*Written task:*
Spot every line with the word "size" and return it.

*Data section:*
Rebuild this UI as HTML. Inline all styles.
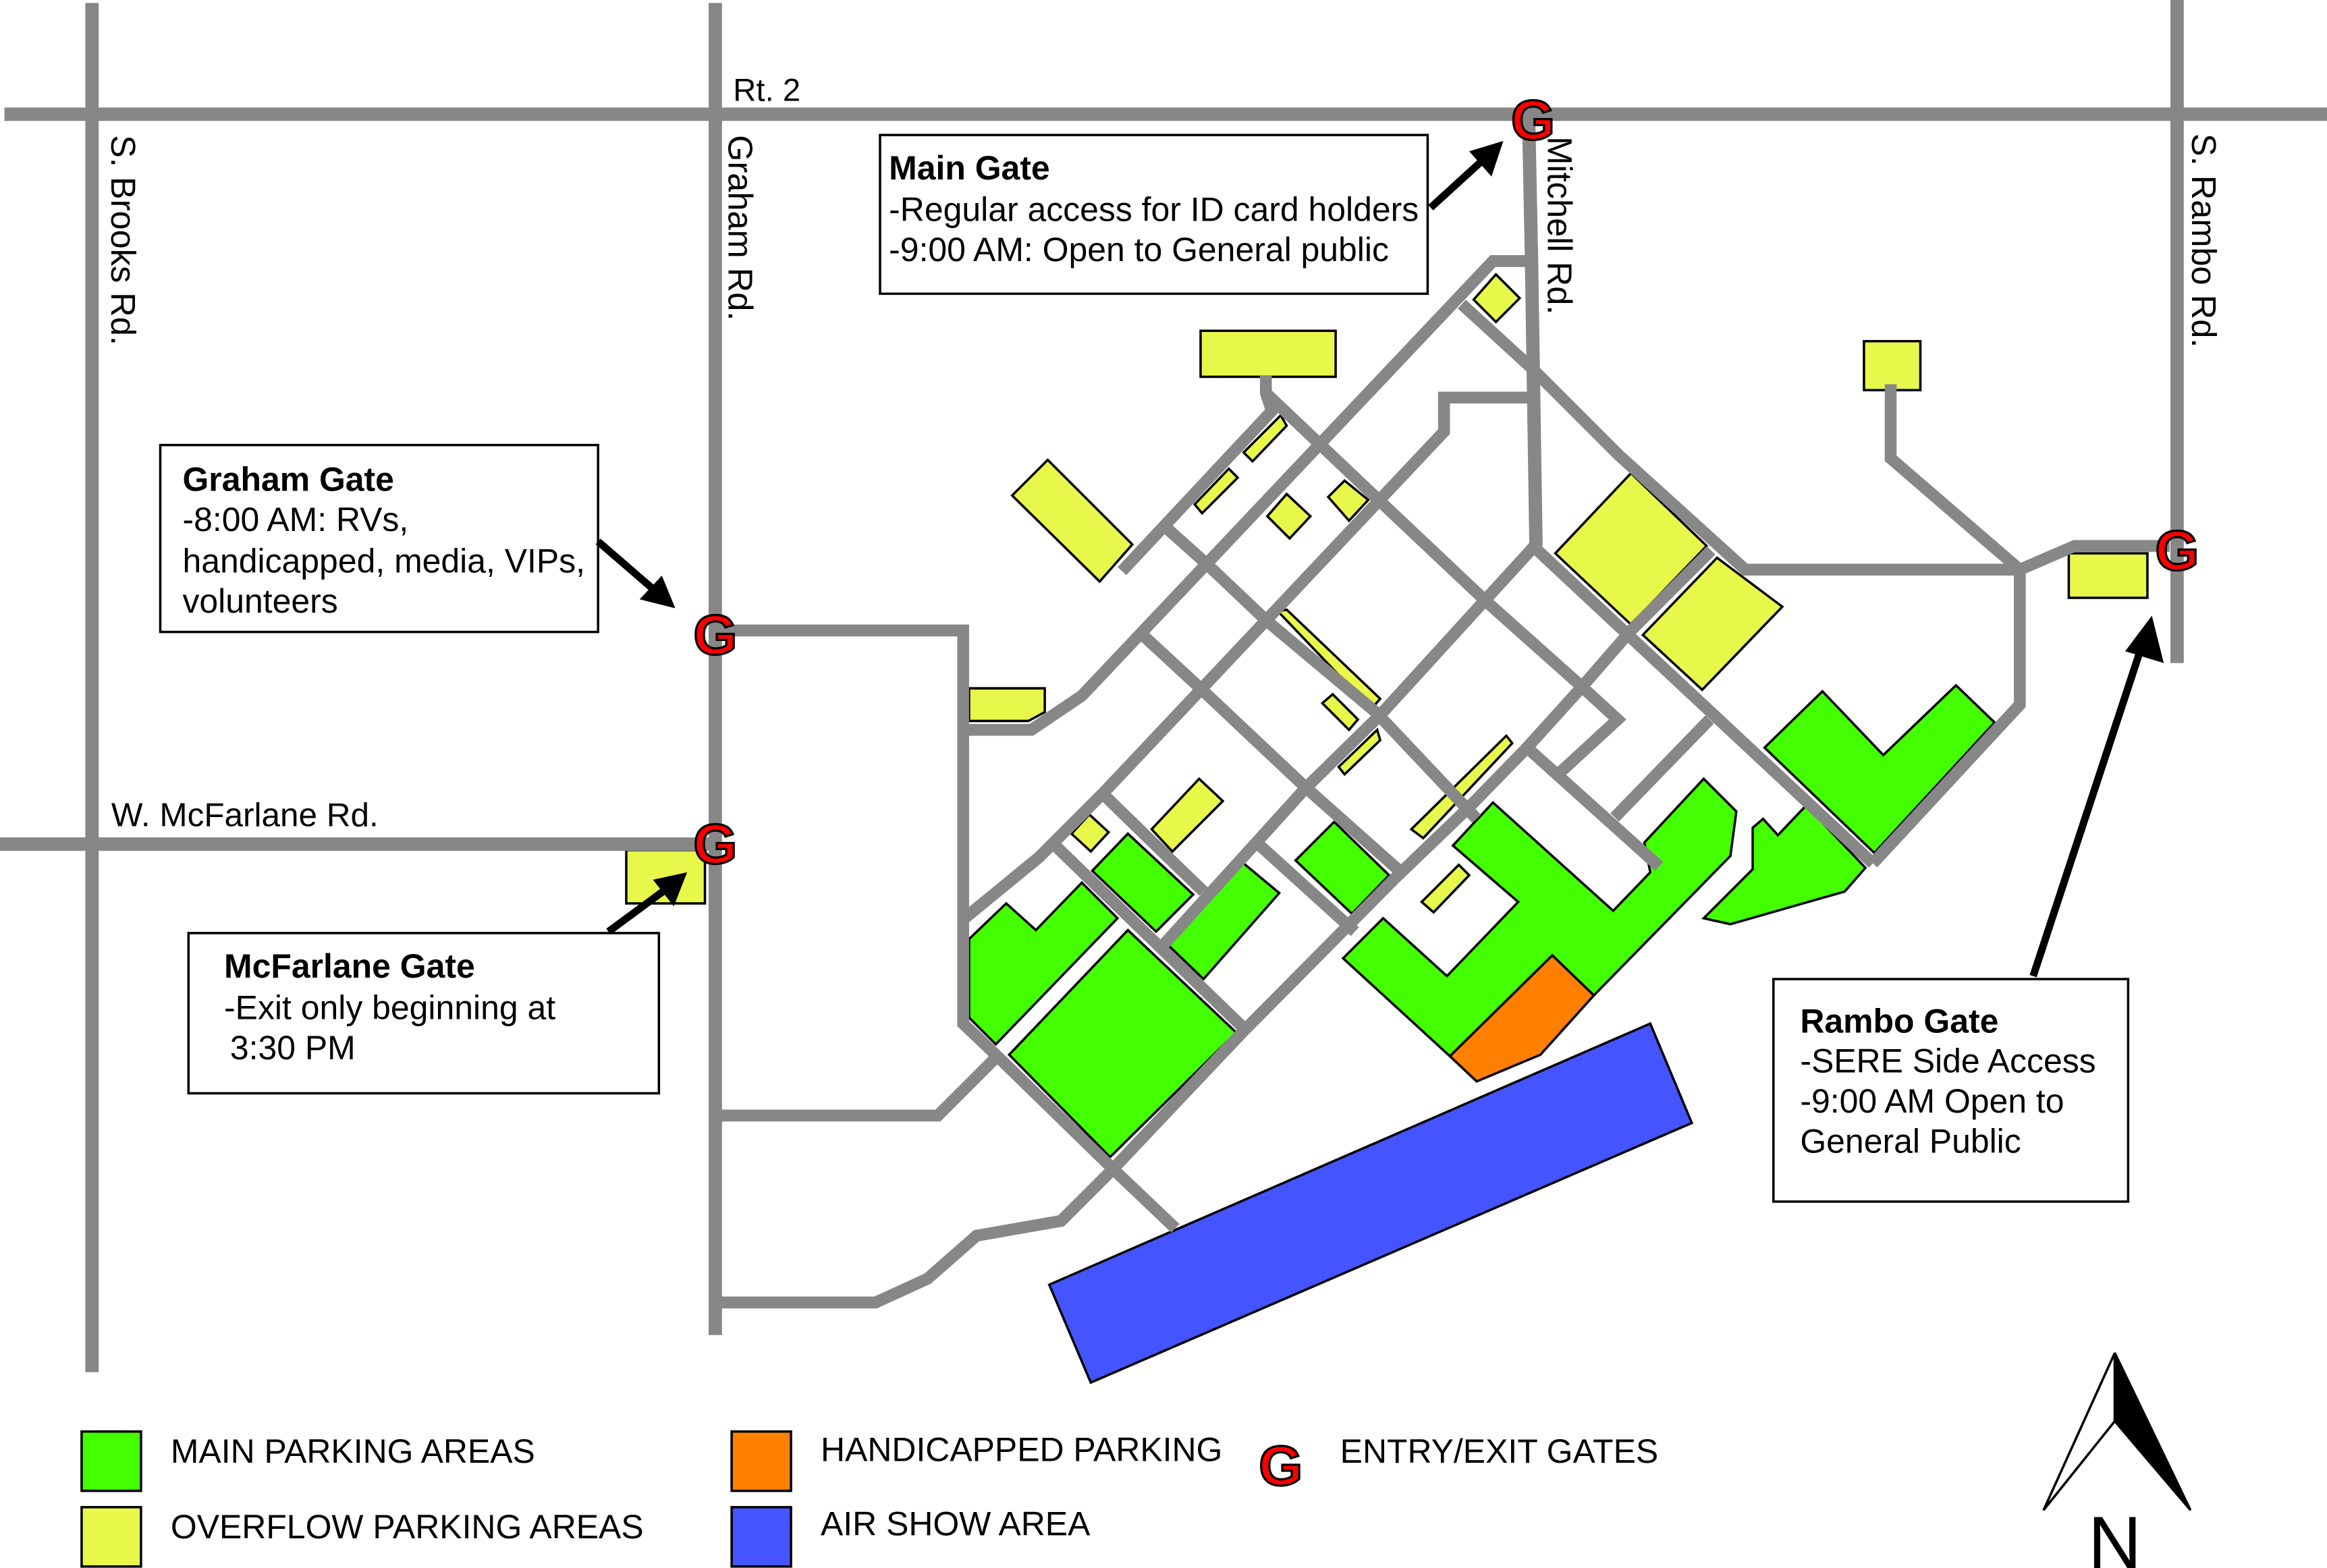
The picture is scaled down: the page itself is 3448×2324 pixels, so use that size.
<!DOCTYPE html>
<html><head><meta charset="utf-8"><style>
html,body{margin:0;padding:0;background:#fff;}
svg{display:block;}
text{font-family:"Liberation Sans",Arial,sans-serif;}
</style></head><body>
<svg xmlns="http://www.w3.org/2000/svg" width="3448" height="2324" viewBox="0 0 1568 1057" preserveAspectRatio="none">
<rect width="1568" height="1057" fill="#fff"/>
<g stroke="#000" stroke-width="1.6" stroke-linejoin="miter">
<g fill="#e8f84a">
<rect x="809" y="223" width="91" height="31"/>
<polygon points="993,202 1008,185 1024,201 1008,217"/>
<polygon points="682,334 706,310 763,367 741,392"/>
<polygon points="838,305 863,280 867,287 844,311"/>
<polygon points="805,340 828,316 834,322 810,346"/>
<polygon points="854,348 867,333 883,348 869,363"/>
<polygon points="895,335 906,324 922,337 909,351"/>
<polygon points="861,412 867,411 930,471 924,478"/>
<polygon points="891,474 898,468 915,485 909,492"/>
<polygon points="902,517 928,492 930,499 906,522"/>
<polygon points="951,559 1015,496 1019,501 959,565"/>
<polygon points="653,464 704,464 704,480 693,486 653,486"/>
<polygon points="722,562 734,549 747,561 735,574"/>
<polygon points="776,559 808,525 824,540 790,574"/>
<polygon points="958,608 983,583 990,590 966,615"/>
<rect x="1256" y="230" width="38" height="33"/>
<rect x="1394" y="373" width="53" height="30"/>
<polygon points="1048,373 1099,319 1150,368 1099,421"/>
<polygon points="1107,428 1157,376 1201,409 1147,465"/>
<rect x="422" y="573" width="53" height="36"/>
</g>
<g fill="#44ff00">
<polygon points="653,633 678,609 698,627 729,595 753,619 671,704 653,686"/>
<polygon points="680,711 760,627 833,696 748,780"/>
<polygon points="736,587 760,562 804,603 779,628"/>
<polygon points="786,636 838,582 862,602 811,660"/>
<polygon points="873,580 899,554 936,590 911,616"/>
<polygon points="905,646 932,619 975,658 1023,608 979,570 1006,541 1087,614 1112,588 1108,568 1148,525 1170,547 1166,577 1074,671 1046,644 977,712"/>
<polygon points="1189,504 1228,466 1269,509 1318,462 1344,487 1263,575"/>
<polygon points="1148,619 1181,586 1181,558 1188,552 1198,563 1217,543 1257,585 1243,601 1166,623"/>
</g>
<polygon fill="#ff8000" points="977,712 1046,644 1074,671 1038,711 995,729"/>
<polygon fill="#4455ff" points="707,866 1112,690 1140,757 735,932"/>
</g>
<g fill="none" stroke="#878787" stroke-width="9" stroke-linejoin="miter" stroke-linecap="butt">
<line x1="3" y1="77" x2="1568" y2="77"/>
<line x1="62" y1="2" x2="62" y2="925"/>
<line x1="482" y1="2" x2="482" y2="900"/>
<line x1="0" y1="569" x2="482" y2="569"/>
<line x1="1467" y1="0" x2="1467" y2="447"/>
<polyline points="1030,77 1032,176 1035,368"/>
</g>
<g fill="none" stroke="#878787" stroke-width="8" stroke-linejoin="miter" stroke-linecap="butt">
<polyline points="482,425 649,425 649,690 672,712 750,788 792,828"/>
<polyline points="482,752 632,752 672,712"/>
<polyline points="482,878 590,878 625,862 658,833 715,823 750,788"/>
<polyline points="1032,176 1006,176 729,469 695,492 649,492"/>
<polyline points="1031,268 973,268 973,291 744,534 700,578 650,619"/>
<polyline points="756,385 857,277 853,265 853,253"/>
<polyline points="985,205 1033,249 1091,307 1176,384 1361,384"/>
<polyline points="1274,259 1274,309 1361,384 1398,368 1462,368"/>
<polyline points="1361,384 1361,475 1262,582"/>
<polyline points="1035,370 1262,582"/>
<polyline points="853,265 930,338 1001,405 1066,463 1090,485 1052,520"/>
<polyline points="785,355 814,381 853,418 927,480 995,552"/>
<polyline points="771,429 811,466 880,531 943,587"/>
<polyline points="744,536 782,573 811,601"/>
<polyline points="711,570 838,693"/>
<polyline points="849,570 913,628"/>
<polyline points="1029,504 1118,584"/>
<polyline points="1035,367 930,482 880,531 783,638"/>
<polyline points="1153,371 1099,425 1066,463 1028,505 990,544 940,592 837,696 750,788"/>
<polyline points="1152,485 1088,551"/>
</g>
<g fill="#fff" stroke="#000" stroke-width="1.6">
<rect x="593" y="91" width="369" height="107"/>
<rect x="108" y="300" width="295" height="126"/>
<rect x="127" y="629" width="317" height="108"/>
<rect x="1195" y="660" width="239" height="150"/>
</g>
<g stroke="#000" stroke-width="5" fill="none">
<line x1="964" y1="140" x2="998" y2="109"/>
<line x1="403" y1="365" x2="440" y2="397"/>
<line x1="410" y1="628" x2="448" y2="600"/>
<line x1="1370" y1="658" x2="1443" y2="436"/>
</g>
<g fill="#000">
<polygon points="1013,95 1005,119 990,102"/>
<polygon points="455,410 431,404 446,388"/>
<polygon points="463,588 454,611 440,593"/>
<polygon points="1450,415 1458,447 1432,439"/>
</g>
<g font-size="22.7" fill="#000">
<text x="599" y="121" font-weight="bold">Main Gate</text>
<text x="599" y="149">-Regular access for ID card holders</text>
<text x="599" y="176">-9:00 AM: Open to General public</text>
<text x="123" y="331" font-weight="bold">Graham Gate</text>
<text x="123" y="358">-8:00 AM: RVs,</text>
<text x="123" y="386">handicapped, media, VIPs,</text>
<text x="123" y="413">volunteers</text>
<text x="151" y="659" font-weight="bold">McFarlane Gate</text>
<text x="151" y="687">-Exit only beginning at</text>
<text x="155" y="714"> 3:30 PM</text>
<text x="1213" y="696" font-weight="bold">Rambo Gate</text>
<text x="1213" y="723">-SERE Side Access</text>
<text x="1213" y="750">-9:00 AM Open to</text>
<text x="1213" y="777">General Public</text>
<text x="494" y="68" font-size="21.5">Rt. 2</text>
<text x="75" y="557" font-size="22.5">W. McFarlane Rd.</text>
<text font-size="23" transform="translate(75,91) rotate(90)">S. Brooks Rd.</text>
<text font-size="23" transform="translate(491,91) rotate(90)">Graham Rd.</text>
<text font-size="23" transform="translate(1043,92) rotate(90)">Mitchell Rd.</text>
<text font-size="23" transform="translate(1477,90) rotate(90)">S. Rambo Rd.</text>
</g>
<g font-size="38" font-weight="bold" fill="#ff0000" stroke="#000" stroke-width="1.5" text-anchor="middle">
<text x="1033" y="94">G</text>
<text x="482" y="441">G</text>
<text x="482" y="582">G</text>
<text x="1467" y="384">G</text>
<text x="863" y="1001">G</text>
</g>
<g stroke="#000" stroke-width="1.6">
<rect x="55" y="965" width="40" height="40" fill="#44ff00"/>
<rect x="55" y="1016" width="40" height="40" fill="#e8f84a"/>
<rect x="493" y="965" width="40" height="40" fill="#ff8000"/>
<rect x="493" y="1016" width="40" height="40" fill="#4455ff"/>
</g>
<g font-size="22.7" fill="#000">
<text x="115" y="986">MAIN PARKING AREAS</text>
<text x="115" y="1037">OVERFLOW PARKING AREAS</text>
<text x="553" y="985">HANDICAPPED PARKING</text>
<text x="553" y="1035">AIR SHOW AREA</text>
<text x="903" y="986">ENTRY/EXIT GATES</text>
</g>
<polygon points="1425,912 1377,1018 1425,958" fill="#fff" stroke="#000" stroke-width="1.6"/>
<polygon points="1425,912 1476,1018 1425,958" fill="#000" stroke="#000" stroke-width="1.6"/>
<text x="1425" y="1057" font-size="50" text-anchor="middle" fill="#000">N</text>
</svg>
</body></html>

*In response:*
The picture is scaled down: the page itself is 3448×2324 pixels, so use that size.
<g font-size="22.7" fill="#000">
<text x="494" y="68" font-size="21.5">Rt. 2</text>
<text x="75" y="557" font-size="22.5">W. McFarlane Rd.</text>
<text font-size="23" transform="translate(75,91) rotate(90)">S. Brooks Rd.</text>
<text font-size="23" transform="translate(491,91) rotate(90)">Graham Rd.</text>
<text font-size="23" transform="translate(1043,92) rotate(90)">Mitchell Rd.</text>
<text font-size="23" transform="translate(1477,90) rotate(90)">S. Rambo Rd.</text>
<g font-size="38" font-weight="bold" fill="#ff0000" stroke="#000" stroke-width="1.5" text-anchor="middle">
<g font-size="22.7" fill="#000">
<text x="1425" y="1057" font-size="50" text-anchor="middle" fill="#000">N</text>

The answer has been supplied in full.